Output the full listing below exactly as it reads, and skip anything that is a picture.
— Start of DATA SECTION —
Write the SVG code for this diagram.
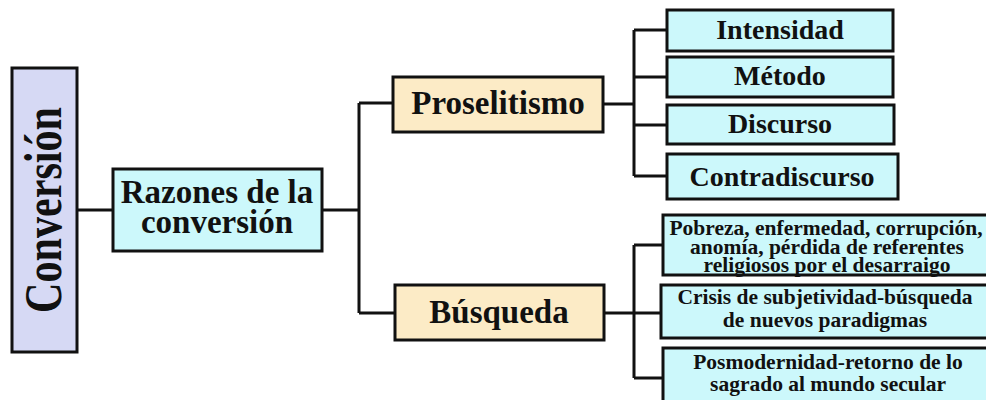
<svg xmlns="http://www.w3.org/2000/svg" width="986" height="400" viewBox="0 0 986 400">
<style>
.box{stroke:#111;stroke-width:3}
.lav{fill:#d6d9f4}
.cyan{fill:#ccf8fb}
.tan{fill:#fcebc6}
.t{font-family:"Liberation Serif","Times New Roman",serif;font-weight:bold;fill:#111;text-anchor:middle}
.s{font-size:21.5px}
.conn{stroke:#111;stroke-width:3;fill:none}
</style>
<rect width="986" height="400" fill="#fff"/>
<g id="connectors">
<path class="conn" d="M77 210H113M322 210H359M359 103V313M359 103H393M359 313H395"/>
<path class="conn" d="M603 104H634M634 30V176M634 30H667M634 77H667M634 125H667M634 176H667"/>
<path class="conn" d="M604 313H634M634 245V378M634 245H662M634 313H661M634 378H663"/>
</g>
<g id="conversion">
<rect class="box lav" x="12" y="68" width="65" height="284"/>
<text class="t" font-size="52" transform="translate(61,210) rotate(-90)" textLength="206" lengthAdjust="spacingAndGlyphs">Conversión</text>
</g>
<g id="razones">
<rect class="box cyan" x="113" y="169" width="209" height="82"/>
<text class="t" font-size="33" x="217" y="203">Razones de la</text>
<text class="t" font-size="33" x="217" y="233">conversión</text>
</g>
<g id="proselitismo">
<rect class="box tan" x="393" y="77" width="210" height="55"/>
<text class="t" font-size="33" x="498" y="114">Proselitismo</text>
</g>
<g id="busqueda">
<rect class="box tan" x="395" y="285" width="209" height="55"/>
<text class="t" font-size="33" x="499" y="323">Búsqueda</text>
</g>
<g id="intensidad">
<rect class="box cyan" x="667" y="10" width="226" height="41"/>
<text class="t" font-size="28" x="780" y="39">Intensidad</text>
</g>
<g id="metodo">
<rect class="box cyan" x="667" y="57" width="226" height="40"/>
<text class="t" font-size="28" x="780" y="85">Método</text>
</g>
<g id="discurso">
<rect class="box cyan" x="667" y="105" width="227" height="39"/>
<text class="t" font-size="28" x="780" y="133">Discurso</text>
</g>
<g id="contradiscurso">
<rect class="box cyan" x="667" y="154" width="231" height="45"/>
<text class="t" font-size="28" x="782" y="186">Contradiscurso</text>
</g>
<g id="pobreza">
<rect class="box cyan" x="663" y="215" width="330" height="60"/>
<text class="t s" x="826" y="235">Pobreza, enfermedad, corrupción,</text>
<text class="t s" x="827" y="254">anomía, pérdida de referentes</text>
<text class="t s" x="827" y="272">religiosos por el desarraigo</text>
</g>
<g id="crisis">
<rect class="box cyan" x="661" y="285" width="332" height="53"/>
<text class="t s" x="825" y="304">Crisis de subjetividad-búsqueda</text>
<text class="t s" x="825" y="327">de nuevos paradigmas</text>
</g>
<g id="posmodernidad">
<rect class="box cyan" x="663" y="348" width="330" height="60"/>
<text class="t s" x="828" y="369">Posmodernidad-retorno de lo</text>
<text class="t s" x="828" y="391">sagrado al mundo secular</text>
</g>
</svg>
— End of DATA SECTION —
• COMPLETE OUTPUT:
Write the SVG code for this diagram.
<svg xmlns="http://www.w3.org/2000/svg" width="986" height="400" viewBox="0 0 986 400">
<style>
.box{stroke:#111;stroke-width:3}
.lav{fill:#d6d9f4}
.cyan{fill:#ccf8fb}
.tan{fill:#fcebc6}
.t{font-family:"Liberation Serif","Times New Roman",serif;font-weight:bold;fill:#111;text-anchor:middle}
.s{font-size:21.5px}
.conn{stroke:#111;stroke-width:3;fill:none}
</style>
<rect width="986" height="400" fill="#fff"/>
<g id="connectors">
<path class="conn" d="M77 210H113M322 210H359M359 103V313M359 103H393M359 313H395"/>
<path class="conn" d="M603 104H634M634 30V176M634 30H667M634 77H667M634 125H667M634 176H667"/>
<path class="conn" d="M604 313H634M634 245V378M634 245H662M634 313H661M634 378H663"/>
</g>
<g id="conversion">
<rect class="box lav" x="12" y="68" width="65" height="284"/>
<text class="t" font-size="52" transform="translate(61,210) rotate(-90)" textLength="206" lengthAdjust="spacingAndGlyphs">Conversión</text>
</g>
<g id="razones">
<rect class="box cyan" x="113" y="169" width="209" height="82"/>
<text class="t" font-size="33" x="217" y="203">Razones de la</text>
<text class="t" font-size="33" x="217" y="233">conversión</text>
</g>
<g id="proselitismo">
<rect class="box tan" x="393" y="77" width="210" height="55"/>
<text class="t" font-size="33" x="498" y="114">Proselitismo</text>
</g>
<g id="busqueda">
<rect class="box tan" x="395" y="285" width="209" height="55"/>
<text class="t" font-size="33" x="499" y="323">Búsqueda</text>
</g>
<g id="intensidad">
<rect class="box cyan" x="667" y="10" width="226" height="41"/>
<text class="t" font-size="28" x="780" y="39">Intensidad</text>
</g>
<g id="metodo">
<rect class="box cyan" x="667" y="57" width="226" height="40"/>
<text class="t" font-size="28" x="780" y="85">Método</text>
</g>
<g id="discurso">
<rect class="box cyan" x="667" y="105" width="227" height="39"/>
<text class="t" font-size="28" x="780" y="133">Discurso</text>
</g>
<g id="contradiscurso">
<rect class="box cyan" x="667" y="154" width="231" height="45"/>
<text class="t" font-size="28" x="782" y="186">Contradiscurso</text>
</g>
<g id="pobreza">
<rect class="box cyan" x="663" y="215" width="330" height="60"/>
<text class="t s" x="826" y="235">Pobreza, enfermedad, corrupción,</text>
<text class="t s" x="827" y="254">anomía, pérdida de referentes</text>
<text class="t s" x="827" y="272">religiosos por el desarraigo</text>
</g>
<g id="crisis">
<rect class="box cyan" x="661" y="285" width="332" height="53"/>
<text class="t s" x="825" y="304">Crisis de subjetividad-búsqueda</text>
<text class="t s" x="825" y="327">de nuevos paradigmas</text>
</g>
<g id="posmodernidad">
<rect class="box cyan" x="663" y="348" width="330" height="60"/>
<text class="t s" x="828" y="369">Posmodernidad-retorno de lo</text>
<text class="t s" x="828" y="391">sagrado al mundo secular</text>
</g>
</svg>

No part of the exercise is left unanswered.